New book from Life Planning guru George Kinder
George Kinder, the founder of the Kinder Institute of Life Planning, has written a new book sharing his views on financial freedom, fiduciary responsibility and global crises.
The new book, the Three Domains of Freedom, focuses on personal financial freedoms and how to achieve them against a backdrop of global challenges and conflict.
Mr Kinder has been on a worldwide publicity tour to promote the book and shared some time with Financial Planning Today editor Kevin O’Donnell recently to talk about the book and his plans for Life Planning. You can read the Q&A here: George Kinder Q&A.
Life Planning is a type of Financial Planning which focuses on holistic financial advice and a deep understanding of clients.
Mr Kinder said the book, at 131 pages, is purposely written as a, “a brief, easy to read, book of wisdom summarising my life’s work with advice on how to live in freedom both inside ourselves and across civilization.”
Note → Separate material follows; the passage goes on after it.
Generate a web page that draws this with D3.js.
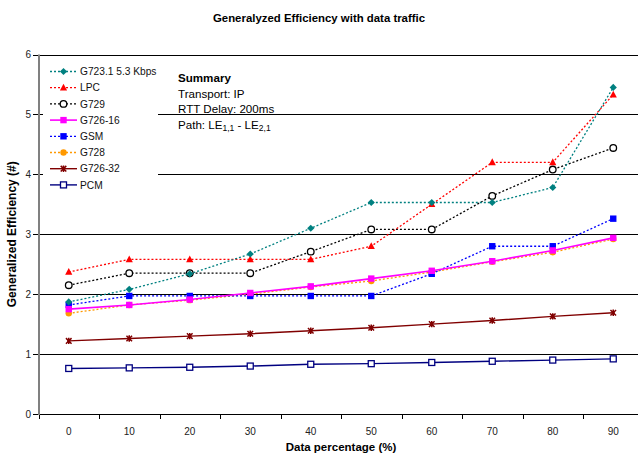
<!DOCTYPE html>
<html><head><meta charset="utf-8">
<script src="https://cdn.jsdelivr.net/npm/d3@7"></script>
<style>body{margin:0;background:#fff}svg{display:block;font-family:Arial,"Liberation Sans",sans-serif}</style>
</head><body><svg id="c" width="638" height="453"></svg>
<script>
const categories = ["0","10","20","30","40","50","60","70","80","90"];
const yTicks = [0,1,2,3,4,5,6];
const g7231 = [1.87,2.08,2.34,2.67,3.10,3.53,3.53,3.53,3.78,5.45];
const lpc   = [2.37,2.58,2.58,2.58,2.58,2.80,3.50,4.20,4.20,5.33];
const g729  = [2.15,2.35,2.35,2.35,2.71,3.08,3.08,3.64,4.08,4.44];
const g72616= [1.75,1.82,1.91,2.02,2.13,2.26,2.39,2.55,2.73,2.94];
const gsm   = [1.82,1.97,1.97,1.97,1.97,1.97,2.34,2.80,2.80,3.26];
const g728  = [1.68,1.82,1.90,2.00,2.12,2.22,2.37,2.54,2.70,2.92];
const g72632= [1.22,1.26,1.30,1.34,1.39,1.44,1.50,1.56,1.63,1.69];
const pcm   = [0.76,0.77,0.78,0.80,0.83,0.84,0.86,0.88,0.90,0.92];
const seriesNames = ["G723.1 5.3 Kbps","LPC","G729","G726-16","GSM","G728","G726-32","PCM"];
const seriesValues = [g7231,lpc,g729,g72616,gsm,g728,g72632,pcm];
const summaryTitle = "Summary";
const summaryLines = ["Transport: IP","RTT Delay: 200ms"];

const styles = [
 {color:"#008080", dash:"2,2", marker:"diamond", fill:"#008080"},
 {color:"#FF0000", dash:"2,2", marker:"triangle", fill:"#FF0000"},
 {color:"#000000", dash:"2,2", marker:"circleOpen", fill:"#fff"},
 {color:"#FF00FF", dash:null, marker:"square", fill:"#FF00FF", width:1.6},
 {color:"#0000FF", dash:"2,2", marker:"square", fill:"#0000FF"},
 {color:"#FF9900", dash:"2,2", marker:"circle", fill:"#FF9900"},
 {color:"#800000", dash:null, marker:"star", fill:"#800000", width:1.4},
 {color:"#000080", dash:null, marker:"squareOpen", fill:"#fff", width:1.4}
];

const svg = d3.select("#c");
const L = 38.5, R = 643.5, T = 54.5, B = 414;
const x = d3.scaleBand().domain(categories).range([L,R]).padding(0);
const y = d3.scaleLinear().domain([0,6]).range([B,T]);

// gridlines
svg.append("g").selectAll("line").data(yTicks.filter(d=>d>0)).join("line")
  .attr("x1",L).attr("x2",638).attr("y1",d=>Math.round(y(d))+0.5).attr("y2",d=>Math.round(y(d))+0.5)
  .attr("stroke","#000").attr("stroke-width",1);

// x axis
const xa = svg.append("g");
xa.append("line").attr("x1",L).attr("x2",638).attr("y1",B+0.5).attr("y2",B+0.5).attr("stroke","#000");
xa.selectAll(".tk").data(categories).join("line")
  .attr("x1",d=>Math.round(x(d))+0.5).attr("x2",d=>Math.round(x(d))+0.5)
  .attr("y1",B).attr("y2",B+5).attr("stroke","#000");
xa.selectAll("text").data(categories).join("text")
  .attr("x",d=>x(d)+x.bandwidth()/2).attr("y",435).attr("text-anchor","middle")
  .attr("font-size",10).attr("fill","#222").text(d=>d);

// y axis
const ya = svg.append("g");
ya.selectAll("line.t").data(yTicks).join("line")
  .attr("x1",33).attr("x2",L).attr("y1",d=>Math.round(y(d))+0.5).attr("y2",d=>Math.round(y(d))+0.5)
  .attr("stroke","#000");
ya.append("line").attr("x1",L+0.5).attr("x2",L+0.5).attr("y1",T).attr("y2",B+1).attr("stroke","#808080").attr("stroke-width",2);
ya.selectAll("text").data(yTicks).join("text")
  .attr("x",31).attr("y",d=>y(d)+3.5).attr("text-anchor","end")
  .attr("font-size",10).attr("fill","#222").text(d=>d);

// titles
svg.append("text").attr("x",319).attr("y",22).attr("text-anchor","middle")
  .attr("font-size",11.4).attr("font-weight","bold").text("Generalyzed Efficiency with data traffic");
svg.append("text").attr("x",(L+R)/2).attr("y",451).attr("text-anchor","middle")
  .attr("font-size",11.5).attr("font-weight","bold").text("Data percentage (%)");
svg.append("text").attr("transform",`translate(16,${(T+B)/2}) rotate(-90)`).attr("text-anchor","middle")
  .attr("font-size",12).attr("font-weight","bold").text("Generalized Efficiency (#)");

function marker(g, type, cx, cy, st){
  if(type==="diamond"){
    g.append("path").attr("d",`M${cx},${cy-3.6}L${cx+3.6},${cy}L${cx},${cy+3.6}L${cx-3.6},${cy}Z`).attr("fill",st.fill);
  } else if(type==="triangle"){
    g.append("path").attr("d",`M${cx},${cy-4}L${cx+3.6},${cy+2.8}L${cx-3.6},${cy+2.8}Z`).attr("fill",st.fill);
  } else if(type==="circleOpen"){
    g.append("circle").attr("cx",cx).attr("cy",cy).attr("r",3.3).attr("fill","#fff").attr("stroke",st.color).attr("stroke-width",1.3);
  } else if(type==="circle"){
    g.append("circle").attr("cx",cx).attr("cy",cy).attr("r",3.2).attr("fill",st.fill);
  } else if(type==="square"){
    g.append("rect").attr("x",cx-3.2).attr("y",cy-3.2).attr("width",6.4).attr("height",6.4).attr("fill",st.fill);
  } else if(type==="squareOpen"){
    g.append("rect").attr("x",cx-3).attr("y",cy-3).attr("width",6).attr("height",6).attr("fill","#fff").attr("stroke",st.color).attr("stroke-width",1.3);
  } else if(type==="star"){
    g.append("path").attr("d",`M${cx-2.8},${cy-2.8}L${cx+2.8},${cy+2.8}M${cx+2.8},${cy-2.8}L${cx-2.8},${cy+2.8}M${cx},${cy-3.2}L${cx},${cy+3.2}`)
      .attr("stroke",st.color).attr("stroke-width",1.5);
    g.append("rect").attr("x",cx-1.5).attr("y",cy-1.5).attr("width",3).attr("height",3).attr("fill",st.color);
  }
}

const line = d3.line().x((d,i)=>x(categories[i])+x.bandwidth()/2).y(d=>y(d));
for(let s=seriesValues.length-1;s>=0;s--){
  const st = styles[s], vals = seriesValues[s];
  const g = svg.append("g");
  g.append("path").attr("d",line(vals)).attr("fill","none").attr("stroke",st.color)
    .attr("stroke-width",st.width||1.3).attr("stroke-dasharray",st.dash);
  vals.forEach((v,i)=>marker(g, st.marker, x(categories[i])+x.bandwidth()/2, y(v), st));
}

// legend
const lg = svg.append("g");
lg.append("rect").attr("x",43).attr("y",59).attr("width",115).attr("height",136).attr("fill","#fff");
seriesNames.forEach((n,i)=>{
  const st = styles[i], ly = 71.5 + i*16.2;
  lg.append("line").attr("x1",50).attr("x2",77).attr("y1",ly).attr("y2",ly)
    .attr("stroke",st.color).attr("stroke-width",st.width||1.3).attr("stroke-dasharray",st.dash);
  marker(lg, st.marker, 63.5, ly, st);
  lg.append("text").attr("x",80).attr("y",ly+3.6).attr("font-size",10.2).attr("fill","#111").text(n);
});

// summary
const sm = svg.append("g").attr("font-size",11.6);
sm.append("text").attr("x",178).attr("y",82).attr("font-weight","bold").text(summaryTitle);
summaryLines.forEach((t,i)=>sm.append("text").attr("x",178).attr("y",97.5+i*15.5).text(t));
const pt = sm.append("text").attr("x",178).attr("y",128.5);
pt.append("tspan").text("Path: LE");
pt.append("tspan").attr("font-size",8.5).attr("dy",2.5).text("1,1");
pt.append("tspan").attr("dy",-2.5).text(" - LE");
pt.append("tspan").attr("font-size",8.5).attr("dy",2.5).text("2,1");
</script></body></html>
He said: “It goes deeper and is more far-reaching than my other books, searching out solutions to the economic and political crises we’ve fallen into the past few decades.”
Mr Kinder said the book looked at number of key concepts including living in the moment, the fiduciary obligations of providers and Financial Planners and mindfulness.
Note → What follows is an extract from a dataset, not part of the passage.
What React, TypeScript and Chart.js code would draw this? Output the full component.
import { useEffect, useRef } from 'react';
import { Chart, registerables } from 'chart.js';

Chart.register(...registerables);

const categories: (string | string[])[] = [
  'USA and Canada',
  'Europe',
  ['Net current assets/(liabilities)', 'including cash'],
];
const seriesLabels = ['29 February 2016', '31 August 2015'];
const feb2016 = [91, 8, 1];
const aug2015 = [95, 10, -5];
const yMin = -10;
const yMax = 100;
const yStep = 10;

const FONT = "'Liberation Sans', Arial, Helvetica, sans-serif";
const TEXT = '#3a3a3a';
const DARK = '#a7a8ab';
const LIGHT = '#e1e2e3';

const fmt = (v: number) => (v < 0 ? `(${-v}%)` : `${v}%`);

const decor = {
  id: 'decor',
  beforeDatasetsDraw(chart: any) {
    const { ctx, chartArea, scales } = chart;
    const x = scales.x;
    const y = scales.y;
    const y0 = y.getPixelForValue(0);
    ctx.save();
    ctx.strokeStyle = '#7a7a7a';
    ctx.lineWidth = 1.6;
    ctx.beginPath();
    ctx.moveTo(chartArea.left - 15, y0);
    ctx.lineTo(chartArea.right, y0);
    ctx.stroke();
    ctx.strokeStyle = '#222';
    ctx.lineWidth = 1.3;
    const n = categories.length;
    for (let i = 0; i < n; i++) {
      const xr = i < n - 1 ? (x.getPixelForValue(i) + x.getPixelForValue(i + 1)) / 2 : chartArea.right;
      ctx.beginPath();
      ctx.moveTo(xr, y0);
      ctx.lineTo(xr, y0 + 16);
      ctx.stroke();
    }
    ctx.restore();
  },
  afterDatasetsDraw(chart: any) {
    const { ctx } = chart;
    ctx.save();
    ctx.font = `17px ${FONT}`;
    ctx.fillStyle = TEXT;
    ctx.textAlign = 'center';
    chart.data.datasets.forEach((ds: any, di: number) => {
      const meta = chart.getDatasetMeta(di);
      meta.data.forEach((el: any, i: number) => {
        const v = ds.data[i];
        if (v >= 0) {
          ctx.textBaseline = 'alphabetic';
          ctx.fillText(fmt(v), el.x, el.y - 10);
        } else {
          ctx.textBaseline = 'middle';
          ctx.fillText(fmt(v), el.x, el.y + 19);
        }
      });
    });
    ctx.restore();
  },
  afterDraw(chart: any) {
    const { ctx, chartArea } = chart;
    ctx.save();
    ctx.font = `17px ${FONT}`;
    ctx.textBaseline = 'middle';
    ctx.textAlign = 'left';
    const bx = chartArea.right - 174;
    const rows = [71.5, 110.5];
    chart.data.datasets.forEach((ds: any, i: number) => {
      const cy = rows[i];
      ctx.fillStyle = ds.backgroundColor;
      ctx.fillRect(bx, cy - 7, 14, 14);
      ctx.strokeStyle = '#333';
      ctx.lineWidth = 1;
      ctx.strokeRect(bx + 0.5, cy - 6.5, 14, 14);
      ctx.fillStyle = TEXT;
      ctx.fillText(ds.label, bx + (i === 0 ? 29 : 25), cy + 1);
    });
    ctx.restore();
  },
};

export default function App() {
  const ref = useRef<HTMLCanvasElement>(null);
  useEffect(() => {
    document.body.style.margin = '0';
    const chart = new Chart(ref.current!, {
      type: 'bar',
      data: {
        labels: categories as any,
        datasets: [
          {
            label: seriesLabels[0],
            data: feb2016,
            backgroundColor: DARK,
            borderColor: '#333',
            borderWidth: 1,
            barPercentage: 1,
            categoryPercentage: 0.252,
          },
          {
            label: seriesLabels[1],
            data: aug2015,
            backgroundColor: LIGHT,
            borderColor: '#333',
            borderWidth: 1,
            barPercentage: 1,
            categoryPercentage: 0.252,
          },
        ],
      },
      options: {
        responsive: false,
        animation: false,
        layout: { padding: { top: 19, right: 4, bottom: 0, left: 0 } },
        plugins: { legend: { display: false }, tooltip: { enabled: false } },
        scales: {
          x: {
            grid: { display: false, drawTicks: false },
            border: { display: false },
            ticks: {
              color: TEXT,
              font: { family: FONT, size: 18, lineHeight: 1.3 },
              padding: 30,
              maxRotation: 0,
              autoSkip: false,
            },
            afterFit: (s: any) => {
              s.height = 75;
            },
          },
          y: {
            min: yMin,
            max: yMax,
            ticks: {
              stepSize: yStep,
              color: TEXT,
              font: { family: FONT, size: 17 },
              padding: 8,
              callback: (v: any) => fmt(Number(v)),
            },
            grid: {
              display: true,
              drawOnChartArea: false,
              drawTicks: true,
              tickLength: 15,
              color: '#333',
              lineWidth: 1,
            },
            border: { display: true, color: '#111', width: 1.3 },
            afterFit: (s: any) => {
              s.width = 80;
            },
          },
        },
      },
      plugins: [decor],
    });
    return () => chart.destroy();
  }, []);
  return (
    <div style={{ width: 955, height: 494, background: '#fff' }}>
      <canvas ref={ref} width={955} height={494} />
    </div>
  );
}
He said: “Nobody’s ever experienced freedom in the past. It’s always right here, right now. The present moment is the only moment we ever experience. So why not master it?”
One of the most wide-reaching parts of the books is Mr Kinder’s concerns about civilization and the damage it is doing to itself with multiple political and economic crises around the world.
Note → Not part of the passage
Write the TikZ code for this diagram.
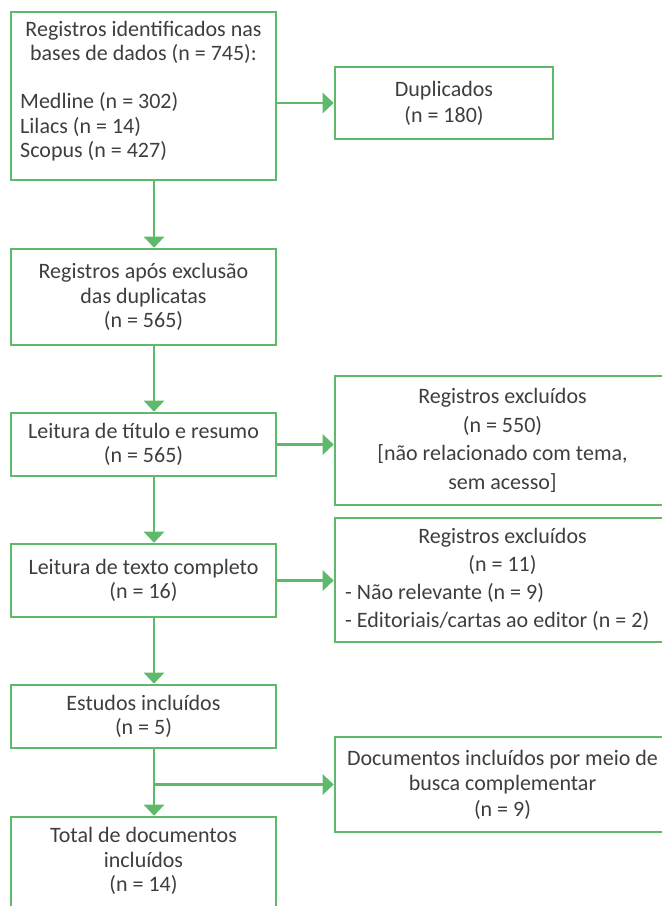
\documentclass[tikz,border=0pt]{standalone}
\usepackage{fontspec}
\setmainfont{Carlito}
\usetikzlibrary{arrows.meta}
\definecolor{grn}{RGB}{94,186,106}
\definecolor{txt}{RGB}{62,62,62}
\begin{document}
\begin{tikzpicture}[x=1pt,y=-1pt,
  box/.style={draw=grn,line width=2.6pt,text=txt,align=center,inner sep=0pt,
    font=\fontsize{22}{24.5}\selectfont},
  lbl/.style={text=txt,align=center,inner sep=0pt,font=\fontsize{22}{24.5}\selectfont},
  arr/.style={draw=grn,line width=2.6pt,-{Triangle[length=11pt,width=20pt]}}]
\useasboundingbox (0,0) rectangle (662,906);
\coordinate (ax) at (154,0);
% left column
\node[box,minimum width=265pt,minimum height=168pt] (b1) at (143.5,96) {};
\node[lbl] (t1a) at (143.5,42.5) {Registros identificados nas\\ bases de dados (n = 745):};
\node[lbl,align=left,anchor=west] (t1b) at (20,127) {Medline (n = 302)\\ Lilacs (n = 14)\\ Scopus (n = 427)};
\node[box,minimum width=265pt,minimum height=96pt] (b2) at (143.5,297)
  {Registros após exclusão\\ das duplicatas\\ (n = 565)};
\node[box,minimum width=265pt,minimum height=63pt] (b3) at (143.5,444.5)
  {Leitura de título e resumo\\ (n = 565)};
\node[box,minimum width=265pt,minimum height=73pt] (b4) at (143.5,580.5)
  {Leitura de texto completo\\ (n = 16)};
\node[box,minimum width=265pt,minimum height=63pt] (b5) at (143.5,716.5)
  {Estudos incluídos\\ (n = 5)};
\node[box,minimum width=265pt,minimum height=112pt] (b6) at (143.5,873) {};
\node[lbl] (t6) at (143.5,861) {Total de documentos\\ incluídos\\ (n = 14)};
% right column
\node[box,minimum width=218pt,minimum height=72pt,font=\fontsize{22}{26}\selectfont] (dup) at (444,103)
  {Duplicados\\ (n = 180)};
\node[box,minimum width=335pt,minimum height=129pt,font=\fontsize{22}{28.7}\selectfont] (ex1) at (502.5,440.5)
  {Registros excluídos\\ (n = 550)\\ {[}não relacionado com tema,\\ sem acesso{]}};
\node[box,minimum width=335pt,minimum height=124pt] (ex2) at (502.5,580) {};
\node[lbl,font=\fontsize{22}{27.5}\selectfont] (t2a) at (502.5,551.5) {Registros excluídos\\ (n = 11)};
\node[lbl,align=left,anchor=west,font=\fontsize{22}{28}\selectfont] (t2b) at (345,607)
  {- Não relevante (n = 9)\\ - Editoriais/cartas ao editor (n = 2)};
\node[box,minimum width=335pt,minimum height=95pt,font=\fontsize{22}{25.5}\selectfont] (doc) at (502.5,784.5)
  {Documentos incluídos por meio de\\ busca complementar\\ (n = 9)};
% connectors
\draw[arr] (b1.east |- dup.west) -- (dup.west);
\draw[arr] (b1.south -| ax) -- (b2.north -| ax);
\draw[arr] (b2.south -| ax) -- (b3.north -| ax);
\draw[arr] (b3.east) -- (b3.east -| ex1.west);
\draw[arr] (b3.south -| ax) -- (b4.north -| ax);
\draw[arr] (b4.east) -- (b4.east -| ex2.west);
\draw[arr] (b4.south -| ax) -- (b5.north -| ax);
\draw[arr] (b5.south -| ax) |- (doc.west);
\draw[arr] (b5.south -| ax) -- (b6.north -| ax);
\end{tikzpicture}
\end{document}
He told Financial Planning Today: “Civilization is who we are. It should be the best of us, a domain of freedom for all. And yet, the world's burning up. There's no truth in media. People are turning their backs on democracy. Nobody trusts anyone.
“This is not how any of us want to think of ourselves or our species. It’s not what we want to bequeath to our children. And there's a simple solution: Celebrate the freedoms that we do have and insist that all institutions be Fiduciary In All Things (FIAT), that they be trustworthy and humane.”
Mr Kinder said one issue is that product providers devise a system of sales that is not set up to support advisers being fiduciaries to their clients. He tackles this in the book.
He added: “The large product companies should be advocates for and owners of their own fiduciary responsibility. It would transform everything if the banks, insurance companies, and mutual fund companies considered themselves fiduciaries for their community, for truth, for democracy, and for the planet.”
Mr Kinder runs several Life Planning courses in the UK and is a keen anglophile, spending time each year in the UK while being mainly resident in Massachussets and spending some time in Hawaii each year.
Many UK Financial Planners have been keen supporters of the Life Planning movement and its step-based approach to Financial Planning and getting clients to address key issues and ambitions in their lives.
• The book is available from Amazon and other outlets with the paperback priced at £13.27.